The first hour passed by with very little fanfare. When you turn off your “world’s” light switch in only your house you expect… something. But really, nothing happens. I worked. I drew. Life keeps moving. It is like staying home sick from school one day. You’re an empty desk. You rest up. You get to play catch up once you return. Over the next hour or so, I received a few emails from people telling me my FB account had somehow gotten “messed up” and that they needed to contact me about this, that, or the other thing. I kind of felt relieved that life had afforded me those messages and I instantly felt ashamed in admitting that to myself. Had this working from home isolated me too much from the “real” world that I now needed the comfort of knowing people were a just click away? This IM communication that I often loathe, the painful misinterpretations of tone in text that turn into arguments, the instant accessibility, all these things that I so hated were now like a bad boyfriend I could no longer rid myself of. This thing that was both a vice grip and liaison to everything.

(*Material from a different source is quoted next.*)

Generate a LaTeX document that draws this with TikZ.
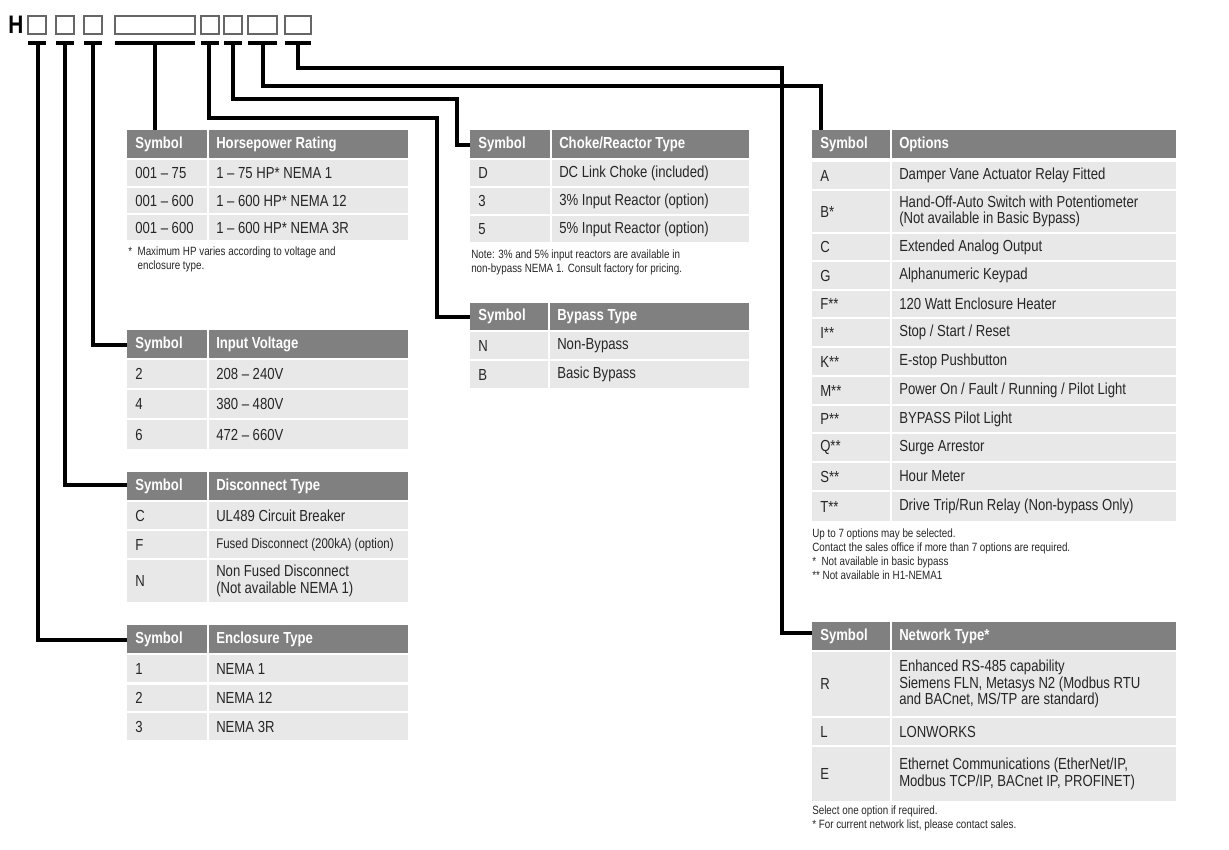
\documentclass[tikz,border=0pt]{standalone}
\usepackage{fontspec}
\setmainfont{Liberation Sans}[FakeStretch=0.82]
\definecolor{hd}{HTML}{808080}
\definecolor{rw}{HTML}{E8E8E8}
\newcommand\tbhead[7]{% x1 xs x2 y1 y2 sym text
  \fill[hd] (#1,#4) rectangle (#2-1,#5);
  \fill[hd] (#2+1,#4) rectangle (#3,#5);
  \node[ht,anchor=west] at (#1+8,{(#4+#5)/2}) {#6};
  \node[ht,anchor=west] at (#2+8,{(#4+#5)/2}) {#7};}
\newcommand\tbrow[7]{%
  \fill[rw] (#1,#4) rectangle (#2-1,#5);
  \fill[rw] (#2+1,#4) rectangle (#3,#5);
  \node[rt,anchor=west] at (#1+8,{(#4+#5)/2}) {#6};
  \node[rt,anchor=west] at (#2+8,{(#4+#5)/2}) {#7};}
\begin{document}
\begin{tikzpicture}[x=0.75pt,y=-0.75pt,
  ht/.style={text=white,font=\bfseries\fontsize{12}{13}\selectfont,inner sep=0},
  rt/.style={text=black!85,font=\fontsize{12}{12.5}\selectfont,inner sep=0,align=left},
  nt/.style={text=black!85,font=\fontsize{9}{10.5}\selectfont,inner sep=0,align=left,anchor=north west},
  cb/.style={draw=black!60,line width=0.8pt},
  ln/.style={line width=2.5pt,line join=miter}]
\useasboundingbox (0,0) rectangle (1229,850);
% code header
\node[inner sep=0,font=\bfseries\fontsize{19}{19}\selectfont,anchor=west] (H) at (8,25) {H};
\foreach \a/\b [count=\i] in {28/46,56/74,84/102,115/195,201/219,224/242,248/277,285/311}{
  \draw[cb] (\a,16) rectangle (\b,34);
  \draw[line width=2.5pt] (\a,43) -- (\b,43);}
% connectors
\draw[ln] (38,43) -- (38,640) -- (127,640);
\draw[ln] (65,43) -- (65,485) -- (127,485);
\draw[ln] (93,43) -- (93,345) -- (127,345);
\draw[ln] (155,43) -- (155,130);
\draw[ln] (209,43) -- (209,118) -- (437,118) -- (437,317) -- (470,317);
\draw[ln] (233,43) -- (233,99) -- (457,99) -- (457,145) -- (470,145);
\draw[ln] (263,43) -- (263,86) -- (821,86) -- (821,130);
\draw[ln] (298,43) -- (298,68) -- (782,68) -- (782,633) -- (812,633);
% HP
\tbhead{127}{208}{408}{130}{158}{Symbol}{Horsepower Rating}
\tbrow{127}{208}{408}{160}{186}{001 -- 75}{1 -- 75 HP* NEMA 1}
\tbrow{127}{208}{408}{188}{213}{001 -- 600}{1 -- 600 HP* NEMA 12}
\tbrow{127}{208}{408}{215}{240}{001 -- 600}{1 -- 600 HP* NEMA 3R}
\node[nt] at (128,247) {* \ Maximum HP varies according to voltage and\\\hspace*{7pt}enclosure type.};
% Voltage
\tbhead{127}{208}{408}{330}{358}{Symbol}{Input Voltage}
\tbrow{127}{208}{408}{360}{388}{2}{208 -- 240V}
\tbrow{127}{208}{408}{390}{418}{4}{380 -- 480V}
\tbrow{127}{208}{408}{420}{449}{6}{472 -- 660V}
% Disconnect
\tbhead{127}{208}{408}{472}{500}{Symbol}{Disconnect Type}
\tbrow{127}{208}{408}{502}{529}{C}{UL489 Circuit Breaker}
\tbrow{127}{208}{408}{531}{558}{F}{\fontsize{10.5}{11}\selectfont Fused Disconnect (200kA) (option)}
\tbrow{127}{208}{408}{560}{602}{N}{Non Fused Disconnect\\(Not available NEMA 1)}
% Enclosure
\tbhead{127}{208}{408}{625}{653}{Symbol}{Enclosure Type}
\tbrow{127}{208}{408}{655}{682}{1}{NEMA 1}
\tbrow{127}{208}{408}{685}{711}{2}{NEMA 12}
\tbrow{127}{208}{408}{713}{740}{3}{NEMA 3R}
% Choke
\tbhead{470}{551}{749}{130}{158}{Symbol}{Choke/Reactor Type}
\tbrow{470}{551}{749}{160}{186}{D}{DC Link Choke (included)}
\tbrow{470}{551}{749}{188}{214}{3}{3\% Input Reactor (option)}
\tbrow{470}{551}{749}{216}{242}{5}{5\% Input Reactor (option)}
\node[nt] at (471,250) {Note: 3\% and 5\% input reactors are available in\\non-bypass NEMA 1. Consult factory for pricing.};
% Bypass
\tbhead{470}{549}{749}{303}{330}{Symbol}{Bypass Type}
\tbrow{470}{549}{749}{332}{359}{N}{Non-Bypass}
\tbrow{470}{549}{749}{361}{388}{B}{Basic Bypass}
% Options
\tbhead{812}{891}{1176}{130}{158}{Symbol}{Options}
\tbrow{812}{891}{1176}{162}{189}{A}{Damper Vane Actuator Relay Fitted}
\tbrow{812}{891}{1176}{191}{232}{B*}{Hand-Off-Auto Switch with Potentiometer\\(Not available in Basic Bypass)}
\tbrow{812}{891}{1176}{234}{260}{C}{Extended Analog Output}
\tbrow{812}{891}{1176}{262}{289}{G}{Alphanumeric Keypad}
\tbrow{812}{891}{1176}{291}{317}{F**}{120 Watt Enclosure Heater}
\tbrow{812}{891}{1176}{319}{346}{I**}{Stop / Start / Reset}
\tbrow{812}{891}{1176}{348}{375}{K**}{E-stop Pushbutton}
\tbrow{812}{891}{1176}{377}{404}{M**}{Power On / Fault / Running / Pilot Light}
\tbrow{812}{891}{1176}{406}{432}{P**}{BYPASS Pilot Light}
\tbrow{812}{891}{1176}{434}{461}{Q**}{Surge Arrestor}
\tbrow{812}{891}{1176}{463}{490}{S**}{Hour Meter}
\tbrow{812}{891}{1176}{492}{521}{T**}{Drive Trip/Run Relay (Non-bypass Only)}
\node[nt] at (812,529) {Up to 7 options may be selected.\\Contact the sales office if more than 7 options are required.\\* \ Not available in basic bypass\\** Not available in H1-NEMA1};
% Network
\tbhead{812}{891}{1176}{622}{650}{Symbol}{Network Type*}
\tbrow{812}{891}{1176}{652}{716}{R}{Enhanced RS-485 capability\\Siemens FLN, Metasys N2 (Modbus RTU\\and BACnet, MS/TP are standard)}
\tbrow{812}{891}{1176}{718}{745}{L}{LONWORKS}
\tbrow{812}{891}{1176}{747}{801}{E}{Ethernet Communications (EtherNet/IP,\\Modbus TCP/IP, BACnet IP, PROFINET)}
\node[nt] at (812,806) {Select one option if required.\\* For current network list, please contact sales.};
\end{tikzpicture}
\end{document}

Maybe all of this nonsense is just winter personified.
• • •
I do realize my personal worldview is one of very close digital proximity. I get bogged down by and attached to the things in front of my face and I let the real, real world outside become distant and cold. I set up a protective barrier to everything and sequester. I blame my awkwardness. Yet I am sometimes so fearful of silence and I forget that the silence could be so much more silent. The people within my Facebook are my connective tissue to humanity. But I realize that even with this connectivity, more actual, physical human connection to humanity is needed.

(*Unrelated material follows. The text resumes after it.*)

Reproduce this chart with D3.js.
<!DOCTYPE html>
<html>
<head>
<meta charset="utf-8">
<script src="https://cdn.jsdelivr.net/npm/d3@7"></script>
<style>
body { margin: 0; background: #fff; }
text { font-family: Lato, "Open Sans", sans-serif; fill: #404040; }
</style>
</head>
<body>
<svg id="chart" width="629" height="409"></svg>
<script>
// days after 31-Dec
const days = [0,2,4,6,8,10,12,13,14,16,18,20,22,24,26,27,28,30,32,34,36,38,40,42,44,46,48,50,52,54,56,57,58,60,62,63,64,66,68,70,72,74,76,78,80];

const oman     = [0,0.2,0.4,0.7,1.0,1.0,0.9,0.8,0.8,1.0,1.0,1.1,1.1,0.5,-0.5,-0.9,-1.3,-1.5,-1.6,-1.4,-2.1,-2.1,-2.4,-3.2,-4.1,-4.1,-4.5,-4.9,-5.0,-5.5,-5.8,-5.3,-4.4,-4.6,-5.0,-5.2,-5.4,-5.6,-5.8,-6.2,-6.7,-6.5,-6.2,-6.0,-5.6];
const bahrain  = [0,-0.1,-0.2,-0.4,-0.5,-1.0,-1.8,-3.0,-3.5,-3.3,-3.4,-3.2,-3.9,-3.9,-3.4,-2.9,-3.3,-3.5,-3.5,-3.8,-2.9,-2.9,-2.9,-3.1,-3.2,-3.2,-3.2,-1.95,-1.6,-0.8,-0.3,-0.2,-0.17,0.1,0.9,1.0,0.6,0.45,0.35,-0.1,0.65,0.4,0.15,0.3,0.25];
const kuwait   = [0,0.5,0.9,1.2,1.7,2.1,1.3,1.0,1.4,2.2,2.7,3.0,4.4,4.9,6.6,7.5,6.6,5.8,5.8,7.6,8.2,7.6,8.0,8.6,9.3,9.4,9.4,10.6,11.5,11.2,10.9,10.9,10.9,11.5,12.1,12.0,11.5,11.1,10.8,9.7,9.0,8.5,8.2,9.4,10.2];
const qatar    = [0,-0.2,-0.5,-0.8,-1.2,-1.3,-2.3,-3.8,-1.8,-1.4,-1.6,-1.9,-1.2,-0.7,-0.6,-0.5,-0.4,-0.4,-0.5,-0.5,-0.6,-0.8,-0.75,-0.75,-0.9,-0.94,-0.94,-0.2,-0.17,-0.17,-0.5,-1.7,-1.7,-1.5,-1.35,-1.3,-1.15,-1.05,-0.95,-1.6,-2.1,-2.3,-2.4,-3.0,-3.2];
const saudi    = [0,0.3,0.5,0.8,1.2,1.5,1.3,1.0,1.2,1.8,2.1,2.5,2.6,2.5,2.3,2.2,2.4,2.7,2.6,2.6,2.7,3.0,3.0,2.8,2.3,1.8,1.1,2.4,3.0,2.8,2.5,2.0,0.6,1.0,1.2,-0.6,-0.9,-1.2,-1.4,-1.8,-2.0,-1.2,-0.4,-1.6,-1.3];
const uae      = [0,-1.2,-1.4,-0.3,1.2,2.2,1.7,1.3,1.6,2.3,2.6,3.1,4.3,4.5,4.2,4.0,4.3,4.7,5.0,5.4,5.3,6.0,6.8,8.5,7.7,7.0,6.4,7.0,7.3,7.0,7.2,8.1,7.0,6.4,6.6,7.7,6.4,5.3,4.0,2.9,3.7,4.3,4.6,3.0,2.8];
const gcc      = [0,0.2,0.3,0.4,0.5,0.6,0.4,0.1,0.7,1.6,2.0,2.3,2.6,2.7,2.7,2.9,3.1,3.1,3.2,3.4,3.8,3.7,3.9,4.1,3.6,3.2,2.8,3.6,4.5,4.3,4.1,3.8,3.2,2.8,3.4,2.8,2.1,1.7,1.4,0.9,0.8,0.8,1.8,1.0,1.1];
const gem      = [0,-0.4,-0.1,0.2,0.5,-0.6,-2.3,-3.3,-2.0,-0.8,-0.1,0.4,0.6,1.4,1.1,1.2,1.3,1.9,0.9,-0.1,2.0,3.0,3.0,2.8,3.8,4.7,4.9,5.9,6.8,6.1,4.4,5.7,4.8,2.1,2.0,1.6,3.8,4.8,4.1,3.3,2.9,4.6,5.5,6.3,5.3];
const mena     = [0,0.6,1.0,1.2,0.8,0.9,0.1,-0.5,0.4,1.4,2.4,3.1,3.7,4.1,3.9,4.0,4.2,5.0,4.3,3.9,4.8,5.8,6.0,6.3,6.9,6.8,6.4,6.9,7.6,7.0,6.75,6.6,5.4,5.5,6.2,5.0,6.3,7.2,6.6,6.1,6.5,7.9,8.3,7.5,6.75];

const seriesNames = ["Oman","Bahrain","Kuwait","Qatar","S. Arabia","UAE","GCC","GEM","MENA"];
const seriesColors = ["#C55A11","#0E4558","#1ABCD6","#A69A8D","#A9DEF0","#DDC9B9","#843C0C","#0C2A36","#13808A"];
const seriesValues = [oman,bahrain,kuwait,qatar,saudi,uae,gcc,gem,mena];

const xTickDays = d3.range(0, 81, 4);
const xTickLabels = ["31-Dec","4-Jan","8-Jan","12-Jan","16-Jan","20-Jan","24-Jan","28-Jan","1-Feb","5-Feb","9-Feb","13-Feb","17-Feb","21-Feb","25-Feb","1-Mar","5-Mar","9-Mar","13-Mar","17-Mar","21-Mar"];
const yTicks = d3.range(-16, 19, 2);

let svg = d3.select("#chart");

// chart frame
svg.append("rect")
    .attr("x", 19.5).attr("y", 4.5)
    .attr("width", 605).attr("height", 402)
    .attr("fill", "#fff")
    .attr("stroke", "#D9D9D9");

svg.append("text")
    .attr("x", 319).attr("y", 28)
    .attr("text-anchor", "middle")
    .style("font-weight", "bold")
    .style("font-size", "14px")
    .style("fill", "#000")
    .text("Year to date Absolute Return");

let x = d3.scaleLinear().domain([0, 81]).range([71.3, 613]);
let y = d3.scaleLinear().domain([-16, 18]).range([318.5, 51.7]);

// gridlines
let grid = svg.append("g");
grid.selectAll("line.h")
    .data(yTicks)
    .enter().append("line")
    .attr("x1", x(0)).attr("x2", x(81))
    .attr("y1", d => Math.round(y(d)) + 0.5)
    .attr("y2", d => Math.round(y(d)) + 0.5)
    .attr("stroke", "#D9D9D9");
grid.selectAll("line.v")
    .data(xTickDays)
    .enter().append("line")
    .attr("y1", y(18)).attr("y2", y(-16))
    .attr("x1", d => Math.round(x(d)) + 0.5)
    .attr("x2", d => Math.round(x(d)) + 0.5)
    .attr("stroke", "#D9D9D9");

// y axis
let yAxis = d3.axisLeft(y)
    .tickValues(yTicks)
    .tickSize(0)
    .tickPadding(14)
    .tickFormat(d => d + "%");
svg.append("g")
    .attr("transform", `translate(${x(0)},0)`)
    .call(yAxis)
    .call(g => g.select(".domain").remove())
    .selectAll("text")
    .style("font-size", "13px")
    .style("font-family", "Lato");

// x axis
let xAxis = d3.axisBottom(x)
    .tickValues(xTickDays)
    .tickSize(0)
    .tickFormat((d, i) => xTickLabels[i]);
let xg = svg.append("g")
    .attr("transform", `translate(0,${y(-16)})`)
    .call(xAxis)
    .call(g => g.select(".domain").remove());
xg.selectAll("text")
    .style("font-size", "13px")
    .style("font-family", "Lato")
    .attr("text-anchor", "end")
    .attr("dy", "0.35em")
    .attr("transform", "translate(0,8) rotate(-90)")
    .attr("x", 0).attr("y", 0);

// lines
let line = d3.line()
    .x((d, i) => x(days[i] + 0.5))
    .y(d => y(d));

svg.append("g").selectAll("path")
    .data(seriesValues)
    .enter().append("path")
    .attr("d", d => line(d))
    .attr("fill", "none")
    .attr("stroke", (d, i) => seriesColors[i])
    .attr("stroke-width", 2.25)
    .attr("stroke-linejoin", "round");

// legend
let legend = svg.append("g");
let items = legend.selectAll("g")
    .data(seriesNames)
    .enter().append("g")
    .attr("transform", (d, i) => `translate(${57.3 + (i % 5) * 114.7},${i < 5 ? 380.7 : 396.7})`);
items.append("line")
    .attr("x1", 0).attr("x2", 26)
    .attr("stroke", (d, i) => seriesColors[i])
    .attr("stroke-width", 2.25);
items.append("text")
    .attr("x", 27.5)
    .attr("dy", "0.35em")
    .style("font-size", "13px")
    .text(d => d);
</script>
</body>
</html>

So I conducted a second experiment. I wanted to see how connected I was to reality; the living reality outside my family.
At 10:30 PM on December 31, 2012, I opened my Facebook friends list, grabbed a notebook, and began to handwrite every single name. As I scribbled down each name I thought about how I knew each person. Like my little “log off” experiment, I did not really know at the beginning why I chose to do it. Maybe I wanted to reminisce. I took solace in knowing that I had interacted in some small way or had some sort of connection with most everyone on the list and that this list wasn’t just a collection of names. There were people there I missed terribly, people I had said goodbye to, people I had not seen in years, people who I lingered on, people I very recently laughed with, people I loved, people I wished I knew better… The song suggests that auld acquaintance be forgot. But I wanted to remember. I wanted to log off and connect.
The groundwork for art, photo, and other is being laid as we speak. The how and why I connect.
I stopped for a few moments at midnight. Kate was the name where I left off. My hand hurt by 1 am. I was finished by 2:33 am. Out of practice penmanship. 12 pages, single spaced. 681 names. People I know.